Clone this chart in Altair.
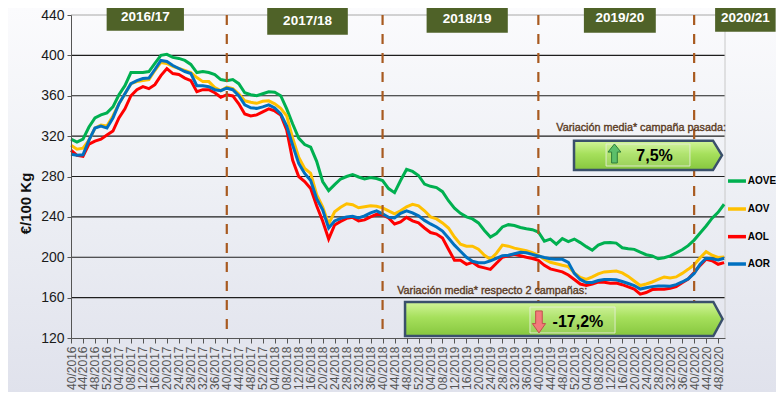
import altair as alt
import pandas as pd

# ---------------- data ----------------
# week index: 0 = week 40/2016, one value every 2 weeks up to week 50/2020
week_index = list(range(0, 219, 2))

aove = [317, 314, 317, 329, 338, 341, 343, 349, 361, 370,
        383, 383, 383, 384, 392, 400, 401, 398, 397, 395,
        391, 383, 384, 383, 381, 376, 375, 376, 372, 363,
        361, 360, 362, 364, 363.5, 360, 347, 332, 318, 311.7,
        309, 295, 275, 266, 272, 277.5, 280, 282, 279.5, 277.5,
        279, 278, 276, 268, 264, 276, 287, 285, 281, 272.5,
        270.3, 269, 265, 256, 248.7, 243.5, 240, 238, 234, 226.5,
        220, 223.5, 230, 232.3, 231.5, 229.5, 228.3, 227.3, 225, 216,
        218, 213, 218.5, 215.5, 218, 214.5, 210.5, 207, 212, 214.3,
        214.5, 214, 209.4, 208.5, 207.8, 205, 202.5, 201.3, 198.5, 199.5,
        201.4, 204.3, 207.4, 211.5, 217, 224, 231, 238.7, 244.5, 252.5]

aov = [311, 307, 308, 316, 328, 331, 330, 340, 352, 362,
       372, 374, 375, 376, 385, 393, 392, 389, 387, 385,
       383, 378, 374, 374, 368, 365, 368.5, 367, 362, 355,
       353.5, 352.5, 354.5, 355, 352, 347.6, 340, 318, 299, 288,
       283, 262, 250, 233, 245, 249.5, 253, 252, 249, 250,
       251, 250.5, 249, 246, 243, 246, 250, 252.5, 251, 246,
       240, 238, 234, 229, 220, 213, 211, 211, 208, 202,
       198, 204, 212, 211, 209, 207.8, 206.5, 204.5, 202, 198,
       195, 193.5, 192, 190.7, 184.5, 180, 178, 180.5, 183.5, 185.5,
       186, 186.3, 184.5, 181, 176.5, 172, 173.5, 175.5, 178, 180.5,
       179.5, 180.5, 184, 188, 192.5, 199.5, 205.5, 202, 199.8, 200.3]

aol = [306, 301, 300, 312, 315, 317, 321, 325, 338, 347,
       360, 366, 369, 367, 371, 380, 387, 382, 381, 377.5,
       375, 364, 366, 366, 363, 358.5, 361, 359.8, 352, 342,
       340, 341, 344, 347, 345, 341, 326, 296, 280, 275,
       268, 251, 236, 218, 232, 235.5, 238.5, 239.5, 236, 237,
       240, 242.5, 242, 239, 233, 235, 239.5, 236, 234, 229,
       224.5, 223, 219, 208, 197, 197, 193, 195, 191, 189.5,
       188, 194, 200, 201.5, 203, 201.5, 200, 198.7, 197, 192,
       188.5, 187, 185.5, 182.4, 178, 173.5, 172, 173.5, 175.5, 175.3,
       174.3, 174.4, 172.8, 170.7, 168.5, 163.5, 165, 168, 168.2, 168.3,
       169.2, 171, 174.8, 178.4, 185, 192, 198, 196.5, 193, 194.7]

aor = [302, 301, 301.5, 316, 328, 330, 328, 338, 352, 362,
       372, 375, 377, 377.5, 386, 395, 394, 390, 387, 384,
       382, 370, 370, 369, 366, 365, 367.5, 366, 360, 351,
       348, 347.5, 349, 351, 348, 342, 330, 311, 293, 283,
       276, 258, 247, 229, 236, 238.5, 240, 240.5, 239, 241,
       244, 246, 243, 239.5, 239, 243.5, 246, 244, 241, 236.5,
       233, 230, 226, 219, 212, 206, 200, 196, 194.5, 194.5,
       196.5, 199, 201.5, 202, 203.5, 205, 204.5, 202.8, 201.3, 199.8,
       198.6, 197.9, 197.9, 195, 184, 178, 175, 175, 177, 178,
       178, 177.7, 176, 174, 172, 168.5, 169.7, 170.9, 171.5, 171.5,
       171.2, 172.8, 175.5, 178.5, 184, 193, 199, 198.5, 197.3, 199]

series_names = ["AOVE", "AOV", "AOL", "AOR"]
series_values = [aove, aov, aol, aor]
series_colors = ["#00b050", "#ffc000", "#ff0000", "#0070c0"]

tick_index = list(range(0, 217, 4))
tick_labels = [
    "40/2016", "44/2016", "48/2016", "52/2016",
    "04/2017", "08/2017", "12/2017", "16/2017", "20/2017", "24/2017", "28/2017",
    "32/2017", "36/2017", "40/2017", "44/2017", "48/2017", "52/2017",
    "04/2018", "08/2018", "12/2018", "16/2018", "20/2018", "24/2018", "28/2018",
    "32/2018", "36/2018", "40/2018", "44/2018", "48/2018", "52/2018",
    "04/2019", "08/2019", "12/2019", "16/2019", "20/2019", "24/2019", "28/2019",
    "32/2019", "36/2019", "40/2019", "44/2019", "48/2019", "52/2019",
    "04/2020", "08/2020", "12/2020", "16/2020", "20/2020", "24/2020", "28/2020",
    "32/2020", "36/2020", "40/2020", "44/2020", "48/2020",
]
y_ticks = [120, 160, 200, 240, 280, 320, 360, 400, 440]

season_labels = ["2016/17", "2017/18", "2018/19", "2019/20", "2020/21"]
season_bounds = [52, 104, 156, 208]          # week 40 of each year

note_texts = ["Variación media* campaña pasada:", "Variación media* respecto 2 campañas:"]
note_values = ["7,5%", "-17,2%"]

# ---------------- layout of the annotations (week-index / price units) ----------------
season_x1 = [11.9, 65.5, 118.7, 171.2, 215.0]
season_x2 = [37.7, 92.4, 145.8, 195.2, 235.2]
season_top = [450.9, 447.6, 449.6, 452.2, 450.9]
season_bot = [424.4, 420.5, 422.5, 422.5, 423.5]

note_text_x = [190.3, 140.6]
note_text_y = [325.0, 163.8]
box_x = [[167.9, 214.3, 217.3], [111.5, 214.4, 217.5]]
box_top = [[315.5, 315.5, 301.0], [155.7, 155.7, 138.8]]
box_bot = [[286.4, 286.4, 301.0], [122.0, 122.0, 138.8]]
inner_x1 = [178.6, 153.2]
inner_x2 = [206.6, 181.6]
inner_top = [312.2, 150.7]
inner_bot = [290.4, 125.0]
pct_x = [194.8, 169.2]
pct_y = [300.3, 136.3]
arrow_x = [181.4, 156.2]
arrow_y = [302.8, 135.9]

legend_line_x1 = 219.3
legend_line_x2 = 225.3
legend_text_x = 225.9
legend_y = [275.5, 247.8, 220.4, 193.3]

# ---------------- tables ----------------
lines_df = pd.DataFrame(
    [{"series": n, "week": w, "price": v}
     for n, vals in zip(series_names, series_values)
     for w, v in zip(week_index, vals)]
)
season_df = pd.DataFrame({"label": season_labels, "x1": season_x1, "x2": season_x2,
                          "top": season_top, "bot": season_bot})
season_df["xm"] = (season_df.x1 + season_df.x2) / 2
season_df["ym"] = (season_df.top + season_df.bot) / 2
bounds_df = pd.DataFrame({"week": season_bounds})
grid_df = pd.DataFrame({"price": y_ticks[1:-1]})
top_df = pd.DataFrame({"price": [y_ticks[-1]]})
box_df = pd.DataFrame([{"box": i, "week": x, "price": t, "bot": b}
                       for i in range(2)
                       for x, t, b in zip(box_x[i], box_top[i], box_bot[i])])
inner_df = pd.DataFrame({"week": inner_x1, "x2": inner_x2, "price": inner_top, "bot": inner_bot})
notes_df = pd.DataFrame({"text": note_texts, "week": note_text_x, "price": note_text_y})
pct_df = pd.DataFrame({"text": note_values, "week": pct_x, "price": pct_y})
up_df = pd.DataFrame({"week": [arrow_x[0]], "price": [arrow_y[0]]})
down_df = pd.DataFrame({"week": [arrow_x[1]], "price": [arrow_y[1]]})
leg_df = pd.DataFrame({"series": series_names, "price": legend_y,
                       "week": [legend_line_x1] * 4, "x2": [legend_line_x2] * 4,
                       "xt": [legend_text_x] * 4})
season_df = season_df.rename(columns={"x1": "week", "top": "price"})

FONT = "Liberation Sans, Arial, sans-serif"
W, H = 654, 323
XMAX = 218.3

xs = alt.Scale(domain=[0, XMAX], nice=False, zero=False)
ys = alt.Scale(domain=[120, 440], nice=False, zero=False)
cs = alt.Scale(domain=series_names, range=series_colors)

label_expr = "[" + ",".join("'" + t + "'" for t in tick_labels) + "][round(datum.value / 4)]"

x_axis = alt.Axis(values=tick_index, labelExpr=label_expr, labelAngle=270, title=None,
                  grid=False, labelOverlap=False, labelFlush=False, labelBound=False,
                  zindex=1)
y_axis = alt.Axis(values=y_ticks, title="€/100 Kg", titleX=-38, titleY=188, grid=False,
                  labelFlush=False, labelOverlap=False, zindex=1)

XQ = alt.X("week:Q", scale=xs, axis=x_axis)
YQ = alt.Y("price:Q", scale=ys, axis=y_axis)

bg_grad = alt.LinearGradient(gradient="linear", x1=0, x2=0, y1=0, y2=1, stops=[
    alt.GradientStop(offset=0, color="#fbfbfd"),
    alt.GradientStop(offset=0.45, color="#eef0f5"),
    alt.GradientStop(offset=1, color="#e0e2ec")])
box_grad = alt.LinearGradient(gradient="linear", x1=0, x2=0, y1=0, y2=1, stops=[
    alt.GradientStop(offset=0, color="#d2f59a"),
    alt.GradientStop(offset=0.45, color="#a6e05c"),
    alt.GradientStop(offset=1, color="#86c63e")])

background = alt.Chart(alt.Data(values=[{"k": 1}])).mark_rect(fill=bg_grad).encode(
    x=alt.value(-63), x2=alt.value(W + 51), y=alt.value(-7), y2=alt.value(H + 54))

grid = alt.Chart(grid_df).mark_rule(color="#1e1e1e", strokeWidth=1.1).encode(y=YQ)
top_line = alt.Chart(top_df).mark_rule(color="#a8a8a8", strokeWidth=1).encode(y=YQ)
right_border = alt.Chart(alt.Data(values=[{"week": XMAX}])).mark_rule(
    color="#c8c8c8", strokeWidth=1).encode(x=XQ)

line_layers = []
for n in series_names:
    line_layers.append(
        alt.Chart(lines_df[lines_df.series == n]).mark_line(strokeWidth=3).encode(
            x=XQ, y=YQ, color=alt.Color("series:N", scale=cs, legend=None),
        )
    )

bounds = alt.Chart(bounds_df).mark_rule(color="#a85a20", strokeWidth=2.2, strokeDash=[10, 9]).encode(x=XQ)

notes = alt.Chart(notes_df).mark_text(font=FONT, fontSize=10.8, color="#5a3a1e",
                                      stroke="#5a3a1e", strokeWidth=0.35,
                                      baseline="alphabetic").encode(x=XQ, y=YQ, text="text:N")

boxes = alt.Chart(box_df).mark_area(fill=box_grad, stroke="#3a506b", strokeWidth=2.5,
                                    interpolate="linear").encode(
    x=XQ, y=YQ, y2="bot:Q", detail="box:N")

inner = alt.Chart(inner_df).mark_rect(fill="#ffffff", fillOpacity=0.12, stroke="#e4ecd6",
                                      strokeWidth=1, strokeOpacity=0.9).encode(
    x=XQ, x2="x2:Q", y=YQ, y2="bot:Q")

UP = "M-0.3,1 L-0.3,-0.15 L-0.68,-0.15 L0,-1 L0.68,-0.15 L0.3,-0.15 L0.3,1 Z"
DOWN = "M-0.3,-1 L-0.3,0.15 L-0.6,0.15 L0,1 L0.6,0.15 L0.3,0.15 L0.3,-1 Z"
up_arrow = alt.Chart(up_df).mark_point(shape=UP, filled=True, fill="#5cbf6a", stroke="#2f7d3a",
                                       strokeWidth=1, opacity=1, size=361).encode(x=XQ, y=YQ)
down_arrow = alt.Chart(down_df).mark_point(shape=DOWN, filled=True, fill="#f27b7b", stroke="#c0504d",
                                           strokeWidth=1, opacity=1, size=484).encode(x=XQ, y=YQ)

pcts = alt.Chart(pct_df).mark_text(font=FONT, fontSize=16, fontWeight="bold", color="#000000",
                                   baseline="middle").encode(x=XQ, y=YQ, text="text:N")

season_boxes = alt.Chart(season_df).mark_rect(color="#4f6228").encode(
    x=XQ, x2="x2:Q", y=YQ, y2="bot:Q")
season_text = alt.Chart(season_df).mark_text(font=FONT, fontSize=13.5, fontWeight="bold",
                                             color="#ffffff", baseline="middle").encode(
    x=alt.X("xm:Q", scale=xs, axis=x_axis), y=alt.Y("ym:Q", scale=ys, axis=y_axis),
    text="label:N")

leg_lines = alt.Chart(leg_df).mark_rule(strokeWidth=3.5).encode(
    x=XQ, x2="x2:Q", y=YQ, color=alt.Color("series:N", scale=cs, legend=None))
leg_text = alt.Chart(leg_df).mark_text(font=FONT, fontSize=10, fontWeight="bold",
                                       color="#000000", align="left", baseline="middle").encode(
    x=alt.X("xt:Q", scale=xs, axis=x_axis), y=YQ, text="series:N")

chart = alt.layer(
    background, grid, top_line, right_border, *line_layers, bounds,
    notes, boxes, inner, up_arrow, down_arrow, pcts, season_boxes, season_text,
    leg_lines, leg_text,
).properties(
    width=W, height=H, autosize=alt.AutoSizeParams(type="none"),
    padding={"left": 63, "top": 7, "right": 51, "bottom": 54},
).configure_view(
    strokeWidth=0
).configure_axis(
    labelOverlap=False, labelFlush=False, domainColor="#555555", tickColor="#555555",
).configure_axisX(
    labelFont=FONT, labelFontSize=12, labelColor="#555555", tickSize=5, labelPadding=3,
    labelOverlap=False, labelBound=False,
).configure_axisY(
    labelFont=FONT, labelFontSize=14, labelColor="#1a1a1a", tickSize=4, labelPadding=3,
    titleFont=FONT, titleFontSize=15, titleFontWeight="bold", titleColor="#111111",
)

chart.save("out.html", embed_options={"renderer": "svg", "actions": False})
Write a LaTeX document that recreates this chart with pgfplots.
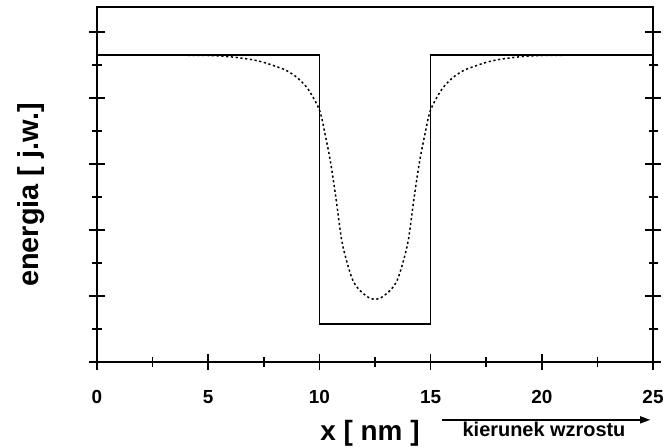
\documentclass[border=0pt]{standalone}
\usepackage{pgfplots}
\pgfplotsset{compat=1.18}
\usepackage{fontspec}
\setmainfont{Liberation Sans}
\usetikzlibrary{arrows.meta}

% quantum well profile: abrupt well and smoothed (interdiffused) well
\pgfplotstableread{
x y
0 4.65
10 4.65
10 0.58
15 0.58
15 4.65
25 4.65
}\wellsharp

\pgfplotstableread{
x y
0 4.650
3 4.650
5 4.645
6 4.625
7 4.580
7.5 4.540
8 4.485
8.5 4.420
9 4.310
9.5 4.130
10 3.820
10.25 3.460
10.5 3.030
10.75 2.470
11 1.850
11.25 1.500
11.5 1.240
11.75 1.110
12 1.030
12.25 0.970
12.5 0.950
12.75 0.970
13 1.030
13.25 1.110
13.5 1.240
13.75 1.500
14 1.850
14.25 2.470
14.5 3.030
14.75 3.460
15 3.820
15.5 4.130
16 4.310
16.5 4.420
17 4.485
17.5 4.540
18 4.580
19 4.625
20 4.645
22 4.650
25 4.650
}\wellsmooth

\begin{document}
\begin{tikzpicture}
\useasboundingbox (0,0) rectangle (668bp,448bp);
\begin{axis}[
  at={(97bp,86bp)}, anchor=south west,
  scale only axis, width=556bp, height=355bp,
  xmin=0, xmax=25, ymin=0, ymax=5.38,
  xtick={0,5,...,25}, minor x tick num=1,
  ytick={0,1,...,5}, minor y tick num=1,
  yticklabels={},
  xtick pos=bottom, ytick pos=both,
  tick align=center,
  major tick length=16bp, minor tick length=9bp,
  every tick/.style={black, line width=1.5pt},
  axis line style={line width=1.6pt},
  /pgf/number format/assume math mode=true,
  xticklabel style={font=\fontsize{19}{22}\selectfont\bfseries, anchor=base, yshift=-33bp},
  clip=false,
]
\addplot[black, line width=1.7pt] table {\wellsharp};
\addplot[black, line width=1.5pt, dash pattern=on 2.2pt off 2.6pt, smooth] table {\wellsmooth};

\node[rotate=90, font=\fontsize{29}{32}\selectfont\bfseries] at (rel axis cs:-0.119,0.47) {energia [ j.w.]};
\node[anchor=base, font=\fontsize{28}{32}\selectfont\bfseries] at (rel axis cs:0.491,-0.22) {x [ nm ]};
\draw[line width=1.3pt, -{Triangle[length=10bp,width=7bp]}] (rel axis cs:0.621,-0.163) -- (rel axis cs:0.995,-0.163);
\node[anchor=base, font=\fontsize{20}{24}\selectfont\bfseries] at (rel axis cs:0.804,-0.211) {kierunek wzrostu};
\end{axis}
\end{tikzpicture}
\end{document}
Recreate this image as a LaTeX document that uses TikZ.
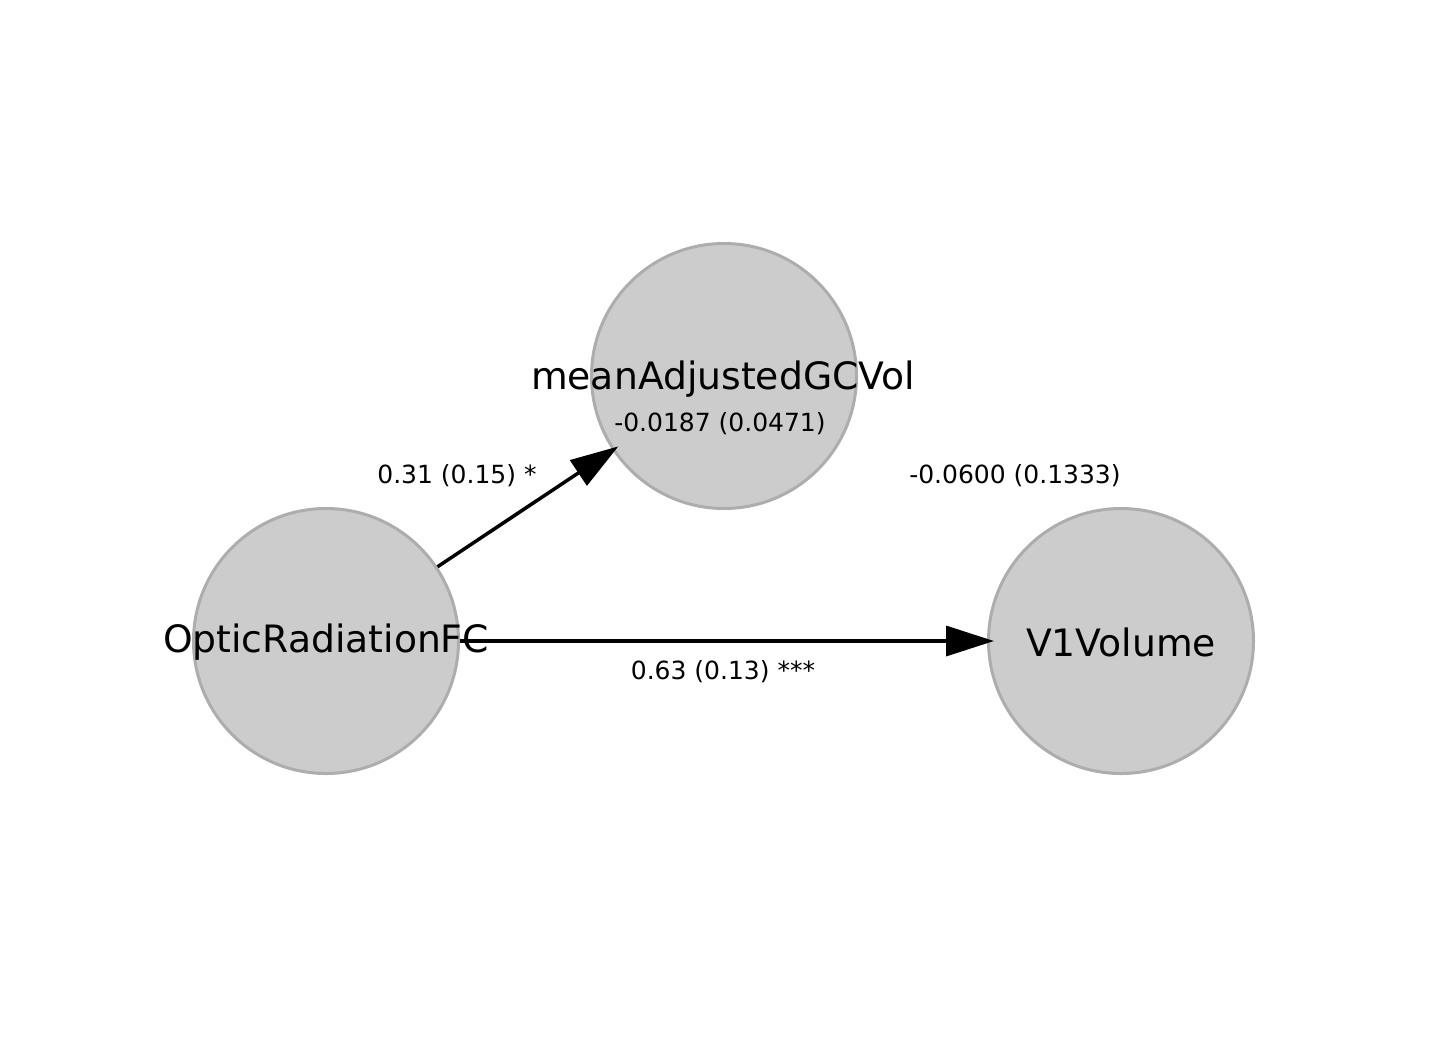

· · · ·

§ **PROBLEM**
Repeat only what runs from the first line of the records above to the line with "week_index = list(range(0, 219, 2))", both included, word for word, minus the pictures.

§ **TASK SOLUTION**
Clone this chart in Altair.
import altair as alt
import pandas as pd

# ---------------- data ----------------
# week index: 0 = week 40/2016, one value every 2 weeks up to week 50/2020
week_index = list(range(0, 219, 2))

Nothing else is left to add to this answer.